[Written problem] Retype only what runs from the beginning of the data through the line with "const pts = (xs, ys)"; please omit the pictures and keep every line exact.
━━ Stored data ━━
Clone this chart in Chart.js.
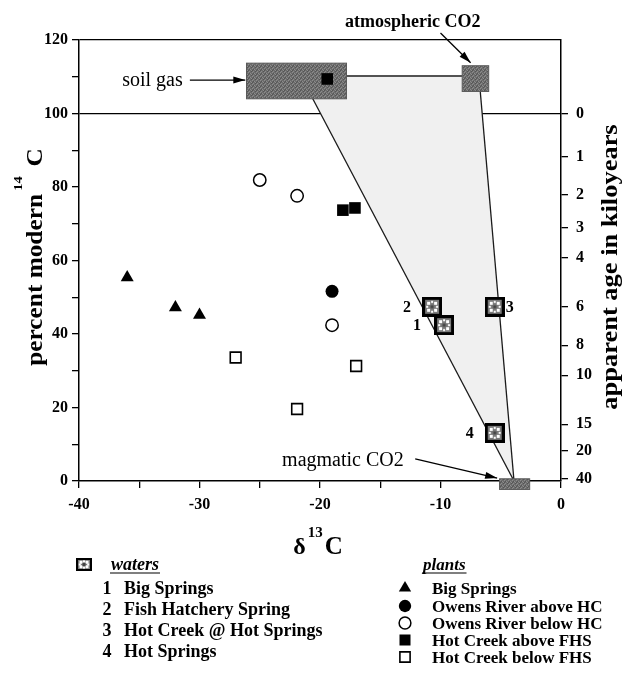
<!DOCTYPE html>
<html>
<head>
<meta charset="utf-8">
<script src="https://cdn.jsdelivr.net/npm/chart.js@4.4.0/dist/chart.umd.min.js"></script>
<style>
  html, body { margin: 0; padding: 0; background: #fff; }
  #wrap { width: 623px; height: 677px; }
</style>
</head>
<body>
<div id="wrap"><canvas id="chart" width="623" height="677"></canvas></div>
<script>
// axes
const xMin = -40, xMax = 0;
const yMin = 0, yMax = 120;
const ageTicks = [0, 1, 2, 3, 4, 6, 8, 10, 15, 20, 40]; // kiloyears, right axis
const meanLife = 8.033; // ky, 14C mean life used for the age axis

// waters (numbered, crosshatched squares)
const waterNames = ['Big Springs', 'Fish Hatchery Spring', 'Hot Creek @ Hot Springs', 'Hot Springs'];
const waterX = [-9.7, -10.7, -5.5, -5.5];
const waterY = [42.4, 47.4, 47.4, 13.1];

// plants
const plantNames = ['Big Springs', 'Owens River above HC', 'Owens River below HC', 'Hot Creek above FHS', 'Hot Creek below FHS'];
const bigSpringsX = [-36, -32, -30];
const bigSpringsY = [55.4, 47.2, 45.2];
const owensAboveX = [-19];
const owensAboveY = [51.6];
const owensBelowX = [-25, -21.9, -19];
const owensBelowY = [81.9, 77.6, 42.4];
const hcAboveX = [-19.4, -18.1, -17.1];
const hcAboveY = [109.4, 73.7, 74.3];
const hcBelowX = [-27, -21.9, -17];
const hcBelowY = [33.6, 19.6, 31.3];

// end members [x0, x1, y0, y1]
const soilGasBox = [-26.1, -17.8, 104, 113.7];
const atmBox = [-8.2, -6.0, 106, 113];
const magmaticBox = [-5.1, -2.6, -2.3, 0.6];

// mixing lines
const soilLineX = [-20.6, -3.9];
const soilLineY = [104, 0];
const atmLineX = [-6.7, -3.9];
const atmLineY = [106, 0];
const linkX = [-17.8, -8.2];
const linkY = [110.2, 110.2];
const envelopeX = [-21.6, -6.8, -3.9, -21.6];
const envelopeY = [110, 110, 0, 110];

const serif = '"Liberation Serif", "Times New Roman", serif';
Chart.defaults.color = '#000';
Chart.defaults.font.family = serif;

const pts = (xs, ys) => xs.map((x, i) => ({x: x, y: ys[i]}));

function waterIcon(w, h, b) {
  const c = document.createElement('canvas');
  c.width = w; c.height = h;
  const g = c.getContext('2d');
  g.fillStyle = '#000';
  g.fillRect(0, 0, w, h);
  g.fillStyle = '#7a7a7a';
  g.fillRect(b, b, w - 2 * b, h - 2 * b);
  g.fillStyle = '#fff';
  const mx = w / 2, my = h / 2, qx = (w - 2 * b) / 4, qy = (h - 2 * b) / 4;
  [[-1, -1], [1, -1], [-1, 1], [1, 1]].forEach(([i, j]) => g.fillRect(mx + i * qx - 1.5, my + j * qy - 1.5, 3, 3));
  [[0, -1.4], [-1.4, 0], [1.4, 0], [0, 1.4]].forEach(([i, j]) => g.fillRect(mx + i * qx - 1, my + j * qy - 1, 2, 2));
  g.fillStyle = '#444';
  g.fillRect(mx - 1.5, my - 1.5, 3, 3);
  return c;
}
const waterMark = waterIcon(20, 20, 3);
const waterLegendMark = waterIcon(16, 13, 2);

function grainPattern(ctx) {
  const c = document.createElement('canvas');
  c.width = 4; c.height = 4;
  const g = c.getContext('2d');
  g.fillStyle = '#6c6c6c'; g.fillRect(0, 0, 4, 4);
  g.fillStyle = '#8c8c8c';
  g.fillRect(0, 0, 1, 1); g.fillRect(2, 1, 1, 1); g.fillRect(1, 3, 1, 1); g.fillRect(3, 2, 1, 1);
  g.fillStyle = '#555';
  g.fillRect(1, 1, 1, 1); g.fillRect(3, 3, 1, 1); g.fillRect(0, 2, 1, 1);
  return ctx.createPattern(c, 'repeat');
}

const plantStyles = [
  {pointStyle: 'triangle', radius: 7.5, bg: '#000', border: '#000', bw: 0},
  {pointStyle: 'circle', radius: 6.5, bg: '#000', border: '#000', bw: 0},
  {pointStyle: 'circle', radius: 6.2, bg: '#fff', border: '#000', bw: 1.5},
  {pointStyle: 'rect', radius: 8.2, bg: '#000', border: '#000', bw: 0},
  {pointStyle: 'rect', radius: 7.6, bg: '#fff', border: '#000', bw: 1.6}
];
const plantX = [bigSpringsX, owensAboveX, owensBelowX, hcAboveX, hcBelowX];
const plantY = [bigSpringsY, owensAboveY, owensBelowY, hcAboveY, hcBelowY];

function lineSet(xs, ys, order, extra) {
  return Object.assign({
    data: pts(xs, ys), showLine: true, pointRadius: 0, borderColor: '#1a1a1a',
    borderWidth: 1.3, fill: false, order: order
  }, extra || {});
}

const datasets = [
  lineSet(envelopeX, envelopeY, 12, {fill: 'shape', backgroundColor: '#f0f0f0', borderWidth: 0, borderColor: 'rgba(0,0,0,0)'}),
  lineSet(linkX, linkY, 11),
  lineSet(atmLineX, atmLineY, 10),
  lineSet(soilLineX, soilLineY, 9, {boxesAfter: true}),
  {
    label: 'waters', data: pts(waterX, waterY), pointStyle: waterMark, pointRadius: 10, order: 2
  }
];
plantNames.forEach((n, k) => {
  const s = plantStyles[k];
  datasets.push({
    label: n, data: pts(plantX[k], plantY[k]), pointStyle: s.pointStyle, pointRadius: s.radius,
    backgroundColor: s.bg, borderColor: s.border, borderWidth: s.bw, order: 1
  });
});

function drawBox(chart, box) {
  const {ctx, scales: {x, y}} = chart;
  const x0 = x.getPixelForValue(box[0]), x1 = x.getPixelForValue(box[1]);
  const y0 = y.getPixelForValue(box[3]), y1 = y.getPixelForValue(box[2]);
  ctx.save();
  ctx.fillStyle = grainPattern(ctx);
  ctx.fillRect(x0, y0, x1 - x0, y1 - y0);
  ctx.strokeStyle = '#5a5a5a';
  ctx.lineWidth = 1;
  ctx.strokeRect(x0, y0, x1 - x0, y1 - y0);
  ctx.restore();
}

function arrow(ctx, x1, y1, x2, y2) {
  ctx.beginPath(); ctx.moveTo(x1, y1); ctx.lineTo(x2, y2); ctx.stroke();
  const a = Math.atan2(y2 - y1, x2 - x1), L = 12, W = 3.5;
  ctx.beginPath();
  ctx.moveTo(x2, y2);
  ctx.lineTo(x2 - L * Math.cos(a) + W * Math.sin(a), y2 - L * Math.sin(a) - W * Math.cos(a));
  ctx.lineTo(x2 - L * Math.cos(a) - W * Math.sin(a), y2 - L * Math.sin(a) + W * Math.cos(a));
  ctx.closePath(); ctx.fill();
}

function richText(ctx, parts, x, y, angle, stretch) {
  ctx.save();
  ctx.translate(x, y);
  ctx.rotate(angle);
  ctx.scale(stretch, 1);
  let total = 0;
  parts.forEach(p => { ctx.font = p.font; p.w = ctx.measureText(p.t).width; total += p.w + (p.gap || 0); });
  let cur = -total / 2;
  ctx.textAlign = 'left';
  ctx.textBaseline = 'alphabetic';
  parts.forEach(p => { cur += p.gap || 0; ctx.font = p.font; ctx.fillText(p.t, cur, p.dy || 0); cur += p.w; });
  ctx.restore();
}

const annotations = [
  {text: 'soil gas', font: '20px ' + serif, tx: -33.9, ty: 108.8, from: [-30.8, 109.1], to: [-26.2, 109.1]},
  {text: 'atmospheric CO2', font: 'bold 18px ' + serif, tx: -12.3, ty: 124.9, from: [-10.0, 121.9], to: [-7.5, 113.8]},
  {text: 'magmatic CO2', font: '20px ' + serif, tx: -18.1, ty: 5.4, from: [-12.1, 6.0], to: [-5.3, 0.8]}
];
const waterLabelDx = [-27, -25, 15, -25];

const figurePlugin = {
  id: 'figure',
  afterDatasetDraw(chart, args) {
    if (!chart.data.datasets[args.index].boxesAfter) return;
    drawBox(chart, soilGasBox);
    drawBox(chart, atmBox);
    drawBox(chart, magmaticBox);
  },
  afterDraw(chart) {
    const {ctx, scales: {x, y}} = chart;
    ctx.save();
    ctx.fillStyle = '#000';
    ctx.strokeStyle = '#000';
    ctx.lineWidth = 1.3;
    ctx.textBaseline = 'middle';
    ctx.textAlign = 'center';
    annotations.forEach(a => {
      ctx.font = a.font;
      ctx.fillText(a.text, x.getPixelForValue(a.tx), y.getPixelForValue(a.ty));
      arrow(ctx, x.getPixelForValue(a.from[0]), y.getPixelForValue(a.from[1]),
        x.getPixelForValue(a.to[0]), y.getPixelForValue(a.to[1]));
    });
    // water numbers
    ctx.font = 'bold 16px ' + serif;
    waterX.forEach((wx, i) => {
      ctx.fillText(String(i + 1), x.getPixelForValue(wx) + waterLabelDx[i], y.getPixelForValue(waterY[i]) + 1);
    });
    ctx.restore();

    // axis titles
    richText(ctx, [
      {t: 'percent modern', font: 'bold 23px ' + serif},
      {t: '14', font: 'bold 13px ' + serif, gap: 3, dy: -20},
      {t: 'C', font: 'bold 23px ' + serif, gap: 9}
    ], 42, 257, -Math.PI / 2, 1.1);
    richText(ctx, [
      {t: 'apparent age in kiloyears', font: 'bold 23px ' + serif}
    ], 617, 267, -Math.PI / 2, 1.15);
    richText(ctx, [
      {t: 'δ', font: 'bold 24px ' + serif},
      {t: '13', font: 'bold 15px ' + serif, gap: 2, dy: -17},
      {t: 'C', font: 'bold 25px ' + serif, gap: 2}
    ], 318, 554, 0, 1);

    // legend
    ctx.save();
    ctx.fillStyle = '#000';
    ctx.strokeStyle = '#000';
    ctx.textBaseline = 'alphabetic';
    ctx.drawImage(waterLegendMark, 76, 558);
    const header = (t, hx, size) => {
      ctx.font = 'italic bold ' + size + 'px ' + serif;
      ctx.textAlign = 'left';
      ctx.fillText(t, hx, 570);
      const w = ctx.measureText(t).width;
      ctx.lineWidth = 1.2;
      ctx.beginPath(); ctx.moveTo(hx - 1, 573); ctx.lineTo(hx + w + 1, 573); ctx.stroke();
    };
    header('waters', 111, 18);
    header('plants', 423, 17);
    const waterRows = [588, 609, 630, 651];
    waterNames.forEach((n, i) => {
      ctx.font = 'bold 18px ' + serif;
      ctx.textAlign = 'center';
      ctx.fillText(String(i + 1), 107, waterRows[i] + 6);
      ctx.textAlign = 'left';
      ctx.fillText(n, 124, waterRows[i] + 6);
    });
    const plantRows = [588, 606, 623, 640, 657];
    plantNames.forEach((n, i) => {
      const s = plantStyles[i];
      ctx.fillStyle = s.bg;
      ctx.strokeStyle = s.border;
      ctx.lineWidth = s.bw;
      Chart.helpers.drawPoint(ctx, {pointStyle: s.pointStyle, radius: s.radius * 0.95, borderWidth: s.bw, rotation: 0}, 405, plantRows[i]);
      ctx.fillStyle = '#000';
      ctx.font = 'bold 17px ' + serif;
      ctx.textAlign = 'left';
      ctx.fillText(n, 432, plantRows[i] + 6);
    });
    ctx.restore();
  }
};

const tickFont = {family: serif, size: 16, weight: 'bold'};

new Chart(document.getElementById('chart'), {
  type: 'scatter',
  data: {datasets: datasets},
  options: {
    responsive: false,
    animation: false,
    events: [],
    layout: {padding: {top: 40, left: 0, right: 0, bottom: 0}},
    plugins: {legend: {display: false}, tooltip: {enabled: false}},
    scales: {
      x: {
        type: 'linear', position: 'bottom', min: xMin, max: xMax,
        afterFit: s => { s.height = 196; },
        border: {color: '#000', width: 1.5},
        grid: {drawOnChartArea: false, tickLength: 7, color: '#000', lineWidth: 1.3},
        ticks: {stepSize: 5, autoSkip: false, maxRotation: 0, padding: 7, font: tickFont,
          callback: v => (v % 10 === 0 ? String(v) : '')}
      },
      y: {
        type: 'linear', position: 'left', min: yMin, max: yMax,
        afterFit: s => { s.width = 79; },
        border: {color: '#000', width: 1.5},
        grid: {
          tickLength: 7, tickColor: '#000', lineWidth: 1.3,
          color: c => (c.tick && (c.tick.value === 100 || c.tick.value === 120)) ? '#000' : 'rgba(0,0,0,0)'
        },
        ticks: {stepSize: 10, autoSkip: false, padding: 4, font: tickFont,
          callback: v => (v % 20 === 0 ? String(v) : '')}
      },
      y2: {
        type: 'linear', position: 'right', min: yMin, max: yMax,
        afterFit: s => { s.width = 62; },
        afterBuildTicks: s => { s.ticks = ageTicks.map(a => ({value: 100 * Math.exp(-a / meanLife)})); },
        border: {color: '#000', width: 1.5},
        grid: {drawOnChartArea: false, tickLength: 7, color: '#000', lineWidth: 1.3},
        ticks: {autoSkip: false, padding: 8, font: tickFont,
          callback: (v, i) => String(ageTicks[i])}
      }
    }
  },
  plugins: [figurePlugin]
});
</script>
</body>
</html>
━━━
[Final result]
Clone this chart in Chart.js.
<!DOCTYPE html>
<html>
<head>
<meta charset="utf-8">
<script src="https://cdn.jsdelivr.net/npm/chart.js@4.4.0/dist/chart.umd.min.js"></script>
<style>
  html, body { margin: 0; padding: 0; background: #fff; }
  #wrap { width: 623px; height: 677px; }
</style>
</head>
<body>
<div id="wrap"><canvas id="chart" width="623" height="677"></canvas></div>
<script>
// axes
const xMin = -40, xMax = 0;
const yMin = 0, yMax = 120;
const ageTicks = [0, 1, 2, 3, 4, 6, 8, 10, 15, 20, 40]; // kiloyears, right axis
const meanLife = 8.033; // ky, 14C mean life used for the age axis

// waters (numbered, crosshatched squares)
const waterNames = ['Big Springs', 'Fish Hatchery Spring', 'Hot Creek @ Hot Springs', 'Hot Springs'];
const waterX = [-9.7, -10.7, -5.5, -5.5];
const waterY = [42.4, 47.4, 47.4, 13.1];

// plants
const plantNames = ['Big Springs', 'Owens River above HC', 'Owens River below HC', 'Hot Creek above FHS', 'Hot Creek below FHS'];
const bigSpringsX = [-36, -32, -30];
const bigSpringsY = [55.4, 47.2, 45.2];
const owensAboveX = [-19];
const owensAboveY = [51.6];
const owensBelowX = [-25, -21.9, -19];
const owensBelowY = [81.9, 77.6, 42.4];
const hcAboveX = [-19.4, -18.1, -17.1];
const hcAboveY = [109.4, 73.7, 74.3];
const hcBelowX = [-27, -21.9, -17];
const hcBelowY = [33.6, 19.6, 31.3];

// end members [x0, x1, y0, y1]
const soilGasBox = [-26.1, -17.8, 104, 113.7];
const atmBox = [-8.2, -6.0, 106, 113];
const magmaticBox = [-5.1, -2.6, -2.3, 0.6];

// mixing lines
const soilLineX = [-20.6, -3.9];
const soilLineY = [104, 0];
const atmLineX = [-6.7, -3.9];
const atmLineY = [106, 0];
const linkX = [-17.8, -8.2];
const linkY = [110.2, 110.2];
const envelopeX = [-21.6, -6.8, -3.9, -21.6];
const envelopeY = [110, 110, 0, 110];

const serif = '"Liberation Serif", "Times New Roman", serif';
Chart.defaults.color = '#000';
Chart.defaults.font.family = serif;

const pts = (xs, ys) => xs.map((x, i) => ({x: x, y: ys[i]}));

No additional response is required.